Bernstein's sweet swing produces base hits
Brendan Bernstein possesses a sweet swing at the plate.
"It was a lot of fun and I tried to do my job at my position and get the guys in," Bernstein said. "I tried to be a good role model on the field and do what I could to help the team win."
One problem Bernstein has had is a torn labrum in his right shoulder, which he's rehabbed during the summer.
He hopes the healing process is successful and he can make Duke's team as a walk-on.
"It will be a ton of work and I need to get my body in the right state," Bernstein said. "If I can do it and work hard, there's a chance I can make the team."
Bernstein hit .350 for Staples and helped the team win its third FCIAC title in four years.
"My consistent ability to hit line drives and use the whole field, helped," Bernstein said.
Playing for the Wreckers regularly as a sophomore is a tall task because they have a talented program with a winning tradition. Nevertheless, Bernstein became Staples' starting left fielder sophomore year and credits his past and present coaches for his success. His hard work in the offseason also made a difference.
"Brendan was an elite player for us and played at a high level," Wreckers Coach Jack McFarland said. "He's a very mature kid and we rarely had to make corrections for him. He's a real pro and a great left fielder."
Bernstein had an occasional spurt of power. He had six doubles, two homers and 23 RBIs.
"I've never focused on hitting for power," Bernstein said. "It was taught to me that my power would come naturally and my line drives would turn into hits. As I got bigger, my line drives turned into extra base hits."

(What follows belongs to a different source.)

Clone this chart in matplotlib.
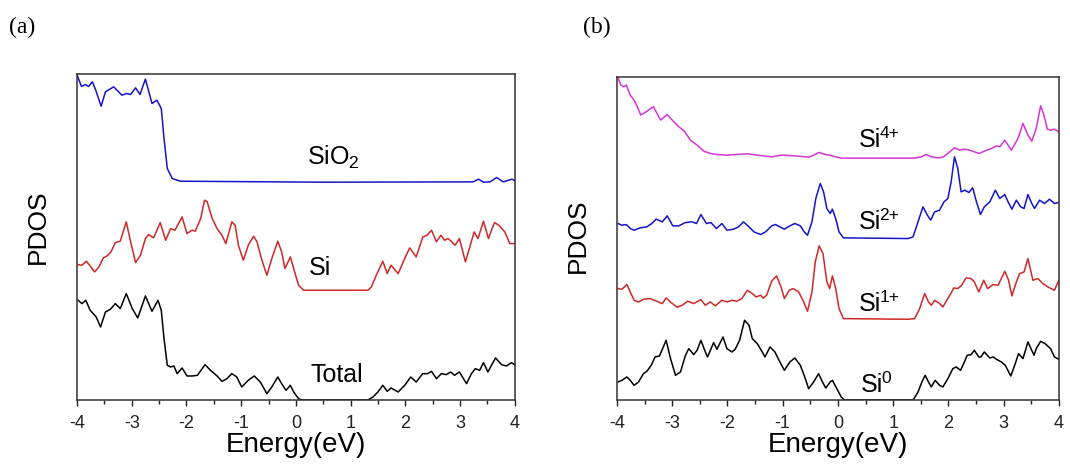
import matplotlib
matplotlib.use('Agg')
import matplotlib.pyplot as plt
from matplotlib.ticker import MultipleLocator

plt.rcParams['font.family'] = ['Liberation Sans', 'DejaVu Sans']
plt.rcParams['mathtext.fontset'] = 'custom'
plt.rcParams['mathtext.rm'] = 'Liberation Sans'
plt.rcParams['mathtext.it'] = 'Liberation Sans:italic'
plt.rcParams['axes.unicode_minus'] = False

# ---- panel (a): PDOS curves (arbitrary units, already offset) ----
sio2_e = [-4.00, -3.92, -3.85, -3.79, -3.72, -3.66, -3.56, -3.48, -3.33, -3.18,
          -3.09, -3.02, -2.93, -2.85, -2.75, -2.63, -2.54, -2.46, -2.41, -2.35,
          -2.26, -2.11, 0.50, 3.24, 3.34, 3.43, 3.55, 3.67, 3.79, 3.95, 4.00]
sio2_v = [97.5, 94.0, 94.6, 94.0, 95.4, 93.0, 88.1, 92.4, 93.9, 91.4,
          91.9, 91.6, 93.6, 91.6, 96.2, 88.9, 89.9, 87.4, 78.4, 69.4,
          66.4, 65.6, 65.3, 65.4, 66.2, 65.3, 65.4, 66.7, 65.4, 66.2, 65.8]

si_e = [-3.98, -3.91, -3.83, -3.77, -3.68, -3.60, -3.52, -3.45, -3.38, -3.30,
        -3.21, -3.10, -3.02, -2.93, -2.84, -2.75, -2.69, -2.60, -2.48, -2.38,
        -2.29, -2.21, -2.08, -1.99, -1.90, -1.84, -1.74, -1.67, -1.62, -1.53,
        -1.44, -1.35, -1.28, -1.17, -1.11, -1.05, -0.96, -0.87, -0.77, -0.71,
        -0.63, -0.53, -0.44, -0.33, -0.26, -0.20, -0.10, -0.04, 0.05, 0.14,
        1.32, 1.38, 1.47, 1.59, 1.67, 1.74, 1.87, 1.99, 2.08, 2.20,
        2.32, 2.40, 2.48, 2.57, 2.65, 2.72, 2.78, 2.84, 2.91, 2.99,
        3.10, 3.18, 3.26, 3.33, 3.43, 3.52, 3.63, 3.71, 3.82, 3.91, 4.00]
si_v = [40.6, 40.4, 41.6, 40.4, 38.4, 39.9, 42.6, 43.2, 44.4, 47.2,
        47.6, 53.4, 47.4, 41.2, 43.4, 48.4, 49.6, 48.6, 53.2, 47.9,
        51.4, 50.9, 54.9, 49.9, 50.9, 50.6, 54.4, 59.9, 59.4, 54.4,
        51.4, 49.4, 46.9, 53.4, 52.4, 46.4, 41.9, 46.4, 49.1, 47.4,
        42.4, 37.4, 42.4, 47.6, 44.4, 39.4, 42.9, 39.4, 34.4, 32.9,
        32.9, 33.9, 37.4, 41.6, 37.9, 40.4, 37.9, 42.4, 45.6, 42.9,
        48.9, 49.4, 50.9, 47.4, 49.4, 47.9, 48.4, 47.6, 46.4, 48.4,
        41.4, 45.9, 50.4, 48.4, 53.6, 48.4, 53.2, 52.4, 50.4, 46.9, 46.9]

total_e = [-3.98, -3.91, -3.84, -3.76, -3.65, -3.57, -3.48, -3.39, -3.30, -3.21,
           -3.10, -2.99, -2.89, -2.75, -2.63, -2.52, -2.46, -2.41, -2.35, -2.29,
           -2.23, -2.17, -2.08, -1.99, -1.90, -1.80, -1.66, -1.56, -1.44, -1.35,
           -1.26, -1.17, -1.08, -0.99, -0.87, -0.76, -0.65, -0.53, -0.44, -0.33,
           -0.26, -0.18, -0.10, -0.04, 0.05, 0.11, 1.32, 1.41, 1.50, 1.59,
           1.67, 1.74, 1.87, 1.99, 2.10, 2.20, 2.32, 2.41, 2.48, 2.57,
           2.66, 2.75, 2.83, 2.90, 2.99, 3.12, 3.21, 3.28, 3.36, 3.43,
           3.51, 3.65, 3.76, 3.85, 3.94, 4.00]
total_v = [29.9, 28.9, 29.9, 26.9, 24.9, 21.9, 26.4, 27.2, 28.9, 27.4,
           31.9, 27.4, 24.6, 31.2, 26.6, 29.9, 26.9, 18.4, 10.4, 9.9,
           10.2, 7.9, 9.6, 7.2, 7.2, 7.4, 10.6, 8.9, 7.2, 5.6,
           6.4, 7.9, 6.9, 3.9, 5.9, 7.2, 5.4, 1.9, 3.9, 6.9,
           4.9, 2.9, 4.4, 2.4, 0.4, 0.0, 0.0, 0.9, 2.4, 4.4,
           2.6, 3.6, 2.4, 4.4, 6.9, 5.4, 7.9, 7.9, 8.6, 6.4,
           7.9, 7.6, 8.4, 7.4, 8.4, 4.9, 7.9, 9.4, 8.9, 11.2,
           8.4, 12.6, 10.6, 10.2, 11.2, 10.6]

# ---- panel (b) ----
si4_e = [-3.98, -3.93, -3.88, -3.83, -3.76, -3.69, -3.63, -3.57, -3.49, -3.34,
         -3.21, -3.09, -3.00, -2.88, -2.78, -2.67, -2.55, -2.43, -2.31, -2.19,
         -2.01, -1.83, -1.64, -1.46, -1.31, -1.20, -1.02, -0.78, -0.53, -0.44,
         -0.34, -0.23, -0.14, -0.05, 0.07, 1.27, 1.39, 1.51, 1.60, 1.69,
         1.81, 1.90, 1.99, 2.11, 2.20, 2.29, 2.38, 2.47, 2.56, 2.65,
         2.78, 2.87, 2.93, 3.02, 3.14, 3.26, 3.35, 3.44, 3.51, 3.59,
         3.67, 3.73, 3.79, 3.86, 3.92, 4.00]
si4_v = [96.6, 94.4, 93.9, 94.4, 91.4, 89.9, 87.9, 85.4, 86.2, 87.9,
         83.9, 85.6, 83.9, 81.9, 80.6, 77.9, 76.4, 74.6, 73.9, 73.6,
         73.4, 73.6, 73.8, 73.4, 73.1, 72.9, 73.4, 73.2, 72.8, 73.4,
         74.2, 73.6, 73.4, 72.9, 72.5, 72.5, 72.5, 72.9, 73.6, 72.9,
         72.6, 72.8, 73.9, 75.6, 74.9, 75.2, 74.9, 74.4, 73.9, 74.6,
         75.4, 76.2, 75.9, 77.9, 74.9, 78.4, 82.9, 79.4, 77.6, 81.4,
         88.2, 85.4, 81.2, 80.9, 81.2, 80.4]

si2_e = [-3.98, -3.91, -3.83, -3.76, -3.69, -3.58, -3.46, -3.37, -3.29, -3.18,
         -3.09, -2.99, -2.88, -2.76, -2.64, -2.56, -2.48, -2.38, -2.30, -2.20,
         -2.10, -2.01, -1.89, -1.80, -1.71, -1.61, -1.52, -1.40, -1.31, -1.20,
         -1.13, -1.05, -0.97, -0.87, -0.78, -0.68, -0.61, -0.55, -0.47, -0.40,
         -0.32, -0.26, -0.20, -0.14, -0.10, -0.04, 0.02, 0.10, 1.27, 1.36,
         1.45, 1.54, 1.62, 1.68, 1.75, 1.84, 1.92, 1.99, 2.05, 2.11,
         2.17, 2.23, 2.30, 2.37, 2.44, 2.50, 2.58, 2.65, 2.75, 2.85,
         2.93, 3.02, 3.08, 3.15, 3.23, 3.31, 3.37, 3.44, 3.51, 3.56,
         3.65, 3.74, 3.83, 3.92, 4.00]
si2_v = [52.9, 52.4, 52.6, 51.4, 50.9, 51.6, 51.9, 52.9, 54.2, 53.4,
         55.2, 52.2, 52.2, 53.2, 53.4, 52.9, 55.6, 52.9, 53.2, 51.4,
         52.9, 50.9, 51.2, 51.9, 53.4, 51.9, 50.4, 49.6, 50.4, 52.2,
         52.6, 51.9, 51.2, 52.2, 52.9, 52.2, 50.4, 49.4, 53.4, 60.4,
         64.9, 62.4, 57.4, 55.9, 57.2, 54.4, 50.4, 48.6, 48.4, 48.9,
         53.4, 57.9, 55.4, 53.9, 56.4, 56.9, 59.4, 60.4, 65.4, 72.9,
         69.4, 62.4, 62.9, 62.2, 63.6, 59.9, 55.6, 57.9, 59.4, 62.9,
         60.4, 61.6, 59.4, 57.2, 59.9, 57.9, 57.4, 61.6, 58.9, 57.4,
         59.9, 58.9, 60.2, 58.9, 59.2]

si1_e = [-3.98, -3.91, -3.82, -3.76, -3.69, -3.61, -3.52, -3.40, -3.28, -3.18,
         -3.11, -3.02, -2.91, -2.82, -2.72, -2.61, -2.48, -2.40, -2.31, -2.22,
         -2.10, -2.01, -1.92, -1.83, -1.74, -1.64, -1.55, -1.48, -1.40, -1.35,
         -1.29, -1.20, -1.11, -1.03, -0.97, -0.88, -0.81, -0.71, -0.62, -0.55,
         -0.47, -0.41, -0.34, -0.27, -0.20, -0.15, -0.10, -0.04, 0.02, 0.10,
         1.27, 1.39, 1.48, 1.57, 1.64, 1.69, 1.75, 1.84, 1.90, 1.99,
         2.10, 2.17, 2.24, 2.32, 2.41, 2.47, 2.55, 2.64, 2.71, 2.81,
         2.90, 3.02, 3.09, 3.15, 3.23, 3.29, 3.37, 3.44, 3.53, 3.62,
         3.71, 3.80, 3.92, 4.00]
si1_v = [33.4, 33.2, 34.6, 32.4, 29.9, 29.4, 30.2, 30.4, 29.6, 28.9,
         30.6, 29.2, 27.8, 28.4, 29.6, 28.9, 30.1, 28.4, 29.4, 28.2,
         29.9, 29.4, 29.9, 29.6, 30.4, 32.9, 31.9, 30.9, 31.4, 30.5,
         31.4, 35.6, 37.2, 33.9, 30.4, 32.9, 33.4, 32.4, 29.4, 26.6,
         32.4, 41.4, 46.2, 43.9, 35.4, 33.4, 37.2, 33.4, 27.4, 24.4,
         24.2, 24.4, 27.4, 31.9, 29.4, 28.4, 29.9, 28.9, 27.9, 30.4,
         33.6, 33.4, 34.4, 36.6, 36.4, 35.4, 32.4, 35.9, 33.4, 34.6,
         34.4, 38.6, 35.9, 31.2, 35.4, 37.9, 38.4, 42.4, 35.9, 36.4,
         34.9, 33.9, 32.9, 35.9]

si0_e = [-3.98, -3.91, -3.82, -3.76, -3.69, -3.61, -3.52, -3.46, -3.38, -3.31,
         -3.23, -3.11, -3.03, -2.94, -2.85, -2.76, -2.70, -2.61, -2.55, -2.48,
         -2.40, -2.36, -2.25, -2.19, -2.08, -2.01, -1.92, -1.86, -1.78, -1.69,
         -1.61, -1.55, -1.46, -1.37, -1.32, -1.23, -1.14, -1.05, -0.97, -0.87,
         -0.78, -0.68, -0.59, -0.53, -0.44, -0.35, -0.28, -0.22, -0.14, -0.10,
         -0.02, 0.06, 0.12, 1.27, 1.36, 1.45, 1.52, 1.58, 1.64, 1.69,
         1.76, 1.84, 1.90, 1.99, 2.08, 2.14, 2.22, 2.29, 2.34, 2.41,
         2.47, 2.55, 2.59, 2.65, 2.75, 2.81, 2.87, 2.96, 3.03, 3.13,
         3.20, 3.27, 3.35, 3.44, 3.55, 3.59, 3.67, 3.75, 3.85, 3.92, 4.00]
si0_v = [5.4, 5.9, 6.9, 5.9, 4.4, 5.4, 7.9, 8.6, 10.4, 12.9,
         13.2, 17.9, 12.4, 7.4, 8.4, 13.4, 15.4, 13.6, 14.9, 17.9,
         14.4, 12.9, 17.2, 15.2, 18.9, 15.4, 14.4, 15.2, 17.9, 23.9,
         22.4, 18.4, 16.9, 14.4, 12.9, 15.9, 14.4, 11.4, 8.9, 11.4,
         12.6, 10.4, 6.4, 3.4, 5.4, 7.9, 5.4, 3.6, 5.4, 5.9,
         3.4, 0.9, 0.0, 0.0, 0.0, 2.4, 5.4, 7.4, 5.4, 3.9,
         5.9, 4.4, 3.9, 6.4, 9.4, 9.9, 8.9, 11.4, 13.4, 13.6,
         14.9, 12.9, 12.9, 14.4, 12.6, 12.9, 12.2, 11.4, 10.4, 7.2,
         10.4, 13.9, 12.4, 17.4, 13.4, 15.4, 17.6, 16.9, 15.4, 12.9, 12.2]

# oxidation-state labels of panel (b)
states = ['4+', '2+', '1+', '0']


def style_axis(ax, ytop):
    ax.set_xlim(-4, 4)
    ax.set_ylim(0, ytop)
    ax.xaxis.set_major_locator(MultipleLocator(1))
    ax.xaxis.set_minor_locator(MultipleLocator(0.5))
    ax.set_yticks([])
    ax.tick_params(axis='x', which='major', direction='out', length=4.5,
                   width=1, labelsize=13, pad=6, colors='#222222')
    ax.tick_params(axis='x', which='minor', direction='out', length=3, width=1,
                   colors='#222222')
    for sp in ax.spines.values():
        sp.set_linewidth(1.1)
        sp.set_color('#333333')
    ax.set_xlabel('Energy(eV)', fontsize=20, labelpad=0)
    ax.set_ylabel('PDOS', fontsize=19)


def si_label(ax, x, y, sup):
    # "Si" with a raised charge state, placed by its baseline
    ax.text(x, y, 'Si', fontsize=18, ha='left', va='baseline')
    ax.annotate(sup, xy=(x, y), xytext=(15.2, 6.5), textcoords='offset points',
                fontsize=12.5, ha='left', va='baseline')


fig = plt.figure(figsize=(10.7, 4.68), dpi=100)

# (a)
ax1 = fig.add_axes([0.072, 0.1453, 0.409, 0.697])
ax1.plot(sio2_e, sio2_v, color='#1414C8', lw=1.1)
ax1.plot(si_e, si_v, color='#D02828', lw=1.1)
ax1.plot(total_e, total_v, color='black', lw=1.1)
ax1.text(0.68, 72.6, 'SiO$_2$', fontsize=18, ha='center', va='center')
ax1.text(0.44, 39.6, 'Si', fontsize=18, ha='center', va='center')
ax1.text(0.75, 7.5, 'Total', fontsize=18, ha='center', va='center')
style_axis(ax1, 97.8)
ax1.yaxis.set_label_coords(-0.062, 0.53)

# (b)
ax2 = fig.add_axes([0.5766, 0.1453, 0.413, 0.690])
ax2.plot(si4_e, si4_v, color='#D535D5', lw=1.1)
ax2.plot(si2_e, si2_v, color='#1414C8', lw=1.1)
ax2.plot(si1_e, si1_v, color='#D02828', lw=1.1)
ax2.plot(si0_e, si0_v, color='black', lw=1.1)
label_x = [0.37, 0.37, 0.38, 0.41]
label_y = [75.8, 51.2, 26.8, 2.5]
for st, lx, ly in zip(states, label_x, label_y):
    si_label(ax2, lx, ly, st)
style_axis(ax2, 96.8)
ax2.yaxis.set_label_coords(-0.061, 0.51)

fig.text(0.021, 0.942, '(a)', fontsize=17, family='Liberation Serif',
         ha='center', va='center')
fig.text(0.558, 0.942, '(b)', fontsize=17, family='Liberation Serif',
         ha='center', va='center')

fig.savefig('out.png', dpi=100)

When Bernstein hits, he's selective, which enabled him to draw 10 walks.
"I'm aggressive at the plate but I like to wait for my pitch," Bernstein said. "When I get it, I swing hard for it."
Growing up, Bernstein always played at second base.
"I pride myself on my quick hands," Bernstein said. "I guess I was blessed with it and I practiced fielding ground balls a lot."
With Staples being entrenched at second base when Bernstein moved up to varsity, he switched to left field. He learned his new position through repetition and was consistent in the outfield.
"I always liked tracking the ball in the outfield," Bernstein said. "At first, it was difficult because Staples has a terrible sun in left field but it wasn't too bad and I got used to it and enjoyed it."
His layoff from baseball is hard but in the long run, necessary. Bernstein recently began swinging a bat.
"I missed it," Bernstein said. "I played it my whole life and I never had as long of a break. My body needed a break."
Life on the diamond for him began at age 5. Bernstein began playing baseball because his father Doug played it in high school.
"I always loved baseball and I was brought up to play it," Bernstein said.
And Bernstein has had many victories on the diamond. He was on the 10-year-old National League Little League All-Star team that won the state title in 2003 and he won an FCIAC title in 2009. He especially likes this year's title because he did it as a senior captain.
Staples had many qualified seniors who could have led the team but Bernstein and three of his classmates were seen to be a cut above the rest. He mostly led by example through his work ethic.
"I loved being captain," Bernstein said. "I like my fellow captains and it was a great group of kids and it was nice winning the FCIAC championship with them."
McFarland said, "Brendan was a great leader. If you are a young player, you learned a lot from him."
Bernstein was also named the Wreckers' Scholar-Athlete, which is not an easy award to win on a strong academic team.
"I was really honored and it was nice to be honored for my academic work as well as my athletics," Bernstein said.
At Duke, he will major in economics. If Bernstein makes the team, he won't be able to see the Blue Devils basketball team as much as he'd like, but said he is willing to make the sacrifice.
"Brendan can hit high-level pitchers," McFarland said. "He's our No. 3 hitter, our best hitter and he could hit anyone."
Bernstein said, "If I hit the outstanding pitching and have a good tryout, I'll be OK. I need to show what I can do."